Quem sabe eu não faça isso ano que vem?
“Abito”, da Fondazione Pontedera Teatro é outro belo e
instigante espetáculo. Um ambiente de sonho e alucinação no qual é mergulhado seu protagonista
que não consegue retornar. Belo e tocante. Mais um mergulho na solidão, como o
é, aliás, “Depois do Filme”, solo do diretor Adherbal Freire Filho. Um pouco
sujo na atuação, como se o ator buscasse o tempo todo em sua memória as
palavras que lhe faltam, mas muito interessante. Li recentemente ao excelente
“Memória de Elefante”, de António Lobo Antunes. A história me comoveu.
Histórias de solidões masculinas me tocam e a história recém lida me fez entrar
no discurso de Adherbal e do Pontedera e me sentir parte deles.
Por fim, “Theatre”, do grupo tcheco Farm in the Cave.

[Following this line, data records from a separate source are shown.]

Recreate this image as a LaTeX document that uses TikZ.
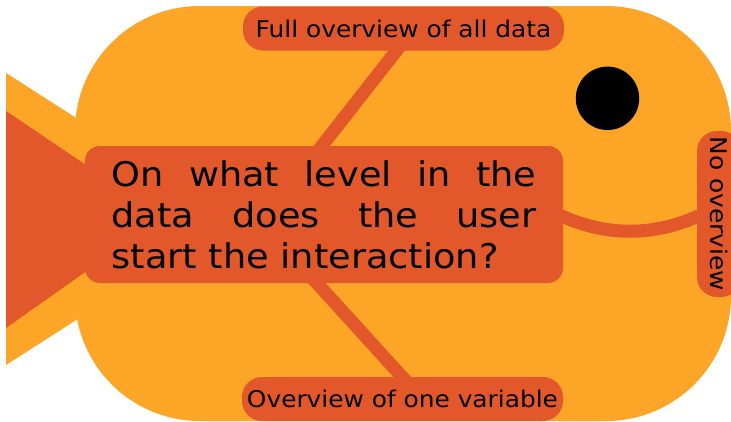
\documentclass[tikz,border=0pt]{standalone}
\usepackage{fontspec}
\setmainfont{DejaVu Sans}[FakeStretch=1.08]
\definecolor{fishbody}{RGB}{252,165,38}
\definecolor{fishred}{RGB}{227,88,42}
\pgfdeclarelayer{backdrop}
\pgfdeclarelayer{links}
\pgfsetlayers{backdrop,links,main}
\begin{document}
\begin{tikzpicture}[x=1pt,y=-1pt,
  pill/.style={fill=fishred, rounded corners=20pt, inner sep=0pt,
    minimum height=44pt, font=\fontsize{23}{27}\selectfont},
  bigbox/.style={fill=fishred, rounded corners=15pt, inner sep=0pt},
  link/.style={draw=fishred, line width=13pt},
]
% page frame; anything beyond it falls off the page
\useasboundingbox (0,0) rectangle (731,421);

\begin{pgfonlayer}{backdrop}
  \fill[white] (0,0) rectangle (731,421);
  % fish body
  \fill[fishbody, rounded corners=125pt] (75,6) rectangle (731,421);
  % tail: orange rim with red inner fin
  \fill[fishbody] (6,73) -- (234,219) -- (6,365) -- cycle;
  \fill[fishred] (6,111) -- (163,217) -- (6,328) -- cycle;
  % eye
  \fill[black] (607.5,98.3) circle[radius=31.7pt];
\end{pgfonlayer}

% anchor points of the straight links
\coordinate (topfoot) at (310.8,160);
\coordinate (tophead) at (408,36);
\coordinate (botfoot) at (305,270);
\coordinate (bothead) at (414,390);

% question in the middle
\node[bigbox, minimum width=478pt, minimum height=137pt] (main) at (324,214.5)
  {\parbox{425pt}{\fontsize{34}{41}\selectfont
    On\hfill what\hfill level\hfill in\hfill the\\
    data\hfill does\hfill the\hfill user\\
    start the interaction?}};

% answers
\node[pill, minimum width=321pt] (full) at (403.5,28.5) {Full overview of all data};
\node[pill, minimum width=321pt] (one) at (402.5,399) {Overview of one variable};
\node[pill, minimum width=166pt, rotate=-90] (none) at (719,214) {No overview};

% links, kept beneath the boxes
\begin{pgfonlayer}{links}
  \draw[link] (topfoot) -- (tophead);
  \draw[link] (botfoot) -- (bothead);
  % the smile: ends tucked inside both boxes so only the shallow arc shows
  \draw[link] ([shift={(-23,-9.5)}]main.east) .. controls (600,240) and (660,240)
    .. ([shift={(23,-9)}]none.south);
\end{pgfonlayer}
\end{tikzpicture}
\end{document}
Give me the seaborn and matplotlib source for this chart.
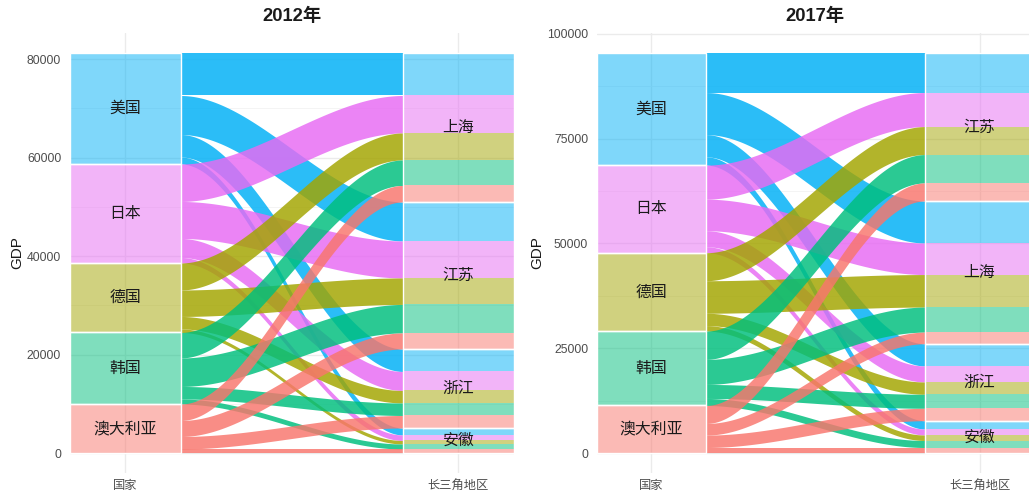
import matplotlib
matplotlib.use("Agg")
import matplotlib.pyplot as plt
import numpy as np
import pandas as pd
import seaborn as sns

# ---------------- data ----------------
countries = ['美国', '日本', '德国', '韩国', '澳大利亚']
country_colors = ['#00B0F6', '#E76BF3', '#A3A500', '#00BF7D', '#F8766D']

regions_2012 = ['上海', '江苏', '浙江', '安徽']
us_2012 = [8630, 7920, 4570, 1420]
jp_2012 = [7610, 7510, 3860, 1120]
de_2012 = [5480, 5380, 2540, 710]
kr_2012 = [5180, 5790, 2540, 1020]
au_2012 = [3350, 3250, 2540, 810]

regions_2017 = ['江苏', '上海', '浙江', '安徽']
us_2017 = [9430, 10030, 5300, 1980]
jp_2017 = [8120, 7520, 3820, 1430]
de_2017 = [6680, 7760, 2940, 1310]
kr_2017 = [6760, 5970, 3340, 1670]
au_2017 = [4300, 2770, 2960, 1310]

yticks_2012 = [0, 20000, 40000, 60000, 80000]
yticks_2017 = [0, 25000, 50000, 75000, 100000]
axis_labels = ['国家', '长三角地区']
titles = ['2012年', '2017年']


def long_table(regions, rows):
    recs = []
    for c, vals in zip(countries, rows):
        for r, v in zip(regions, vals):
            recs.append({'country': c, 'region': r, 'gdp': v})
    return pd.DataFrame(recs)


df12 = long_table(regions_2012, [us_2012, jp_2012, de_2012, kr_2012, au_2012])
df17 = long_table(regions_2017, [us_2017, jp_2017, de_2017, kr_2017, au_2017])

# ---------------- style ----------------
sns.set_theme(style="white")
plt.rcParams['font.family'] = ['Liberation Sans', 'Noto Sans CJK SC', 'DejaVu Sans']
palette = dict(zip(countries, sns.color_palette(country_colors)))

W, H = 1029, 495
fig = plt.figure(figsize=(W / 100, H / 100), dpi=100)


def smooth(t):
    return 3 * t ** 2 - 2 * t ** 3


def draw(ax, df, regions, yticks, title):
    total = df['gdp'].sum()
    w = 1 / 3
    xl, xr = 1 + w / 2, 2 - w / 2
    val = {(r.country, r.region): r.gdp for r in df.itertuples()}

    # left stacking: countries top->bottom, inside each: regions order
    left = {}
    left_strata = {}
    top = total
    for c in countries:
        ctop = top
        for r in regions:
            v = val[(c, r)]
            left[(c, r)] = (top - v, top)
            top -= v
        left_strata[c] = (top, ctop)
    # right stacking: regions top->bottom, inside each: countries order
    right = {}
    right_strata = {}
    top = total
    for r in regions:
        rtop = top
        for c in countries:
            v = val[(c, r)]
            right[(c, r)] = (top - v, top)
            top -= v
        right_strata[r] = (top, rtop)

    # grid
    minor = [(a + b) / 2 for a, b in zip(yticks[:-1], yticks[1:])]
    ax.set_yticks(yticks)
    ax.set_yticks(minor, minor=True)
    ax.set_xticks([1, 2])
    ax.set_xticklabels(axis_labels)
    ax.set_yticklabels([str(t) for t in yticks])
    ax.grid(which='major', color='#EBEBEB', linewidth=1.0)
    ax.grid(which='minor', axis='y', color='#F2F2F2', linewidth=0.6)
    ax.set_axisbelow(True)

    # flows
    xs = np.linspace(xl, xr, 200)
    t = (xs - xl) / (xr - xl)
    s = smooth(t)
    for c in countries:
        for r in regions:
            lb, lt = left[(c, r)]
            rb, rt = right[(c, r)]
            lower = lb + (rb - lb) * s
            upper = lt + (rt - lt) * s
            ax.fill_between(xs, lower, upper, color=palette[c], alpha=0.83,
                            linewidth=0, zorder=2)

    # lodes (light fill)
    for c in countries:
        for r in regions:
            lb, lt = left[(c, r)]
            ax.bar(1, lt - lb, bottom=lb, width=w, color=palette[c], alpha=0.5,
                   linewidth=0, zorder=3)
            rb, rt = right[(c, r)]
            ax.bar(2, rt - rb, bottom=rb, width=w, color=palette[c], alpha=0.5,
                   linewidth=0, zorder=3)
    # strata borders
    for c, (b, tp) in left_strata.items():
        ax.bar(1, tp - b, bottom=b, width=w, fill=False, edgecolor='white',
               linewidth=1.0, zorder=4)
        ax.text(1, (b + tp) / 2, c, ha='center', va='center', fontsize=11.4,
                color='#1a1a1a', zorder=5)
    for r, (b, tp) in right_strata.items():
        ax.bar(2, tp - b, bottom=b, width=w, fill=False, edgecolor='white',
               linewidth=1.0, zorder=4)
        ax.text(2, (b + tp) / 2, r, ha='center', va='center', fontsize=11.4,
                color='#1a1a1a', zorder=5)

    ax.set_xlim(1 - w / 2, 2 + w / 2)
    ax.set_ylim(-0.05 * total, 1.05 * total)
    for sp in ax.spines.values():
        sp.set_visible(False)
    ax.tick_params(axis='both', which='both', length=0, labelsize=8.8,
                   labelcolor='#4D4D4D')
    ax.tick_params(axis='y', pad=6)
    ax.tick_params(axis='x', pad=5)
    ax.set_ylabel('GDP', fontsize=11, color='#1a1a1a')
    ax.set_xlabel('')
    ax.set_title(title, fontsize=13.2, fontweight='bold', color='#1a1a1a', pad=9)


# panel 1
ax1 = fig.add_axes([69.5 / W, 1 - 473 / H, 444.4 / W, 440 / H])
draw(ax1, df12, regions_2012, yticks_2012, titles[0])
ax1.yaxis.label.set_va('center')
ax1.yaxis.set_label_coords(-(69.5 - 17) / 444.4, 0.5)

# panel 2
ax2 = fig.add_axes([596.5 / W, 1 - 473 / H, 437.8 / W, 440 / H])
draw(ax2, df17, regions_2017, yticks_2017, titles[1])
ax2.yaxis.label.set_va('center')
ax2.yaxis.set_label_coords(-(596.5 - 537) / 437.8, 0.5)

fig.savefig('out.png', dpi=100)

Teatralmente falando eu gostei mais do trabalho anterior mostrado na edição 2008
do FIT. Mas como não se encantar com
tamanha profusão física e vocal do excelente grupo do leste europeu. Muito mais
um espetáculo de dança que de teatro a bem da verdade e que em determinados momentos me pareceu ser uma demonstração de virtuosismos, mas assim mesmo encantador e como a dizer que
a dramaturgia contemporânea, para além da lógica das palavras (e eu que gosto
tanto delas) consegue muitas vezes aportar com propriedade nos corpos e vozes
de bons atores extraindo momentos sublimes.
Por questões de trabalho não consegui ver mais nada. Nem os “Sin,
título: técnica mista”, nem “Gólgota Pic Nic” para os quais inclusive eu tinha
ingresso. Mesmo tendo visto tão pouca coisa, penso que o FIT foi mais uma vez
muito produtivo e deixou, como sempre deixa, aquele seu tradicional gostinho de quero mais.